Of the four countries in the Oceania region, Australia is the only one expected to add upstream production in 2020 compared to the previous year. The country comprises all FIDs for the year ahead and 71% of the project starts. With over half the FIDs in 2020 relating to LNG projects, the country looks set to retain its position as the top exporter of LNG; 2019 was the first year the country’s sustained annual exports of liquefied gas surpassed Qatar’s.

Of particular note regarding the upcoming LNG FIDs are Scarborough and Barossa, which together are expected to recover around ten trillion cubic feet of gas. However, there are smaller scale projects also looking to capitalise on the country’s LNG situation. Equus would be the second FLNG project in the country, looking to capitalise on stranded gas assets in the area.

In Oceania, some of the key project starts for 2020 include Blackwatch, Haselgrove and Sole, all in Australia, and Maui Redevelopment and Supplejack in New Zealand.

In the Sole project, first gas was pushed back in Q4 2019 after delays in completing the Orbost gas plant in Victoria, and again after bushfires threatened the plant. Recoverable reserves are an estimated 232 bcf. Development involves a single vertical offshore well connected via pipelines to the Orbost Gas Plant.

Meanwhile, key projects that are targeting FIDs in 2020 in Oceania include Scarborough, Barossa, Equus and Crux, all in Australia.

In the Scarborough project, contingent resources were increased 52% in November 2019 following completion of integrated subsurface studies. The midstream component of the project involves doubling the Pluto LNG facility by adding an additional train to process Scarborough’s gas. Woodside, as operator, is looking to farm down its share in the project.

For the Equus project, Western Gas has been looking to farm down from the integrated two million tonnes per annum LNG project since September 2019. Equus would be the second FLNG project in Australia and will have competition from existing nearby onshore LNG facilities. Three production wells will be connected to the FLNG vessel via an FPSO.
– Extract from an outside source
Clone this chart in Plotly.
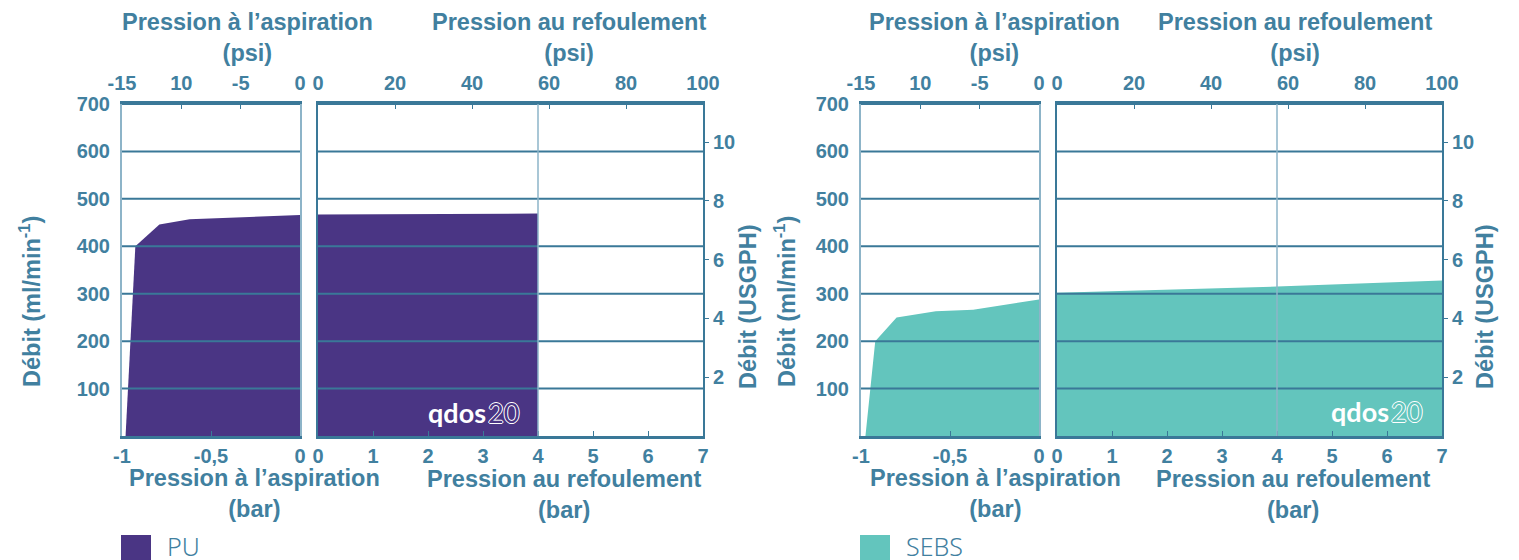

The Crux field will be the first tieback to Shell’s flagship Prelude FLNG vessel and may offer further tieback opportunities via its platform. Utilising five production wells and a 165km pipeline alongside a not normally manned fixed platform, Shell will be targeting four reservoir units in the Montara, Plover, and Nome formation. Original plans for the field included a greenfield FLNG facility and subsea tieback.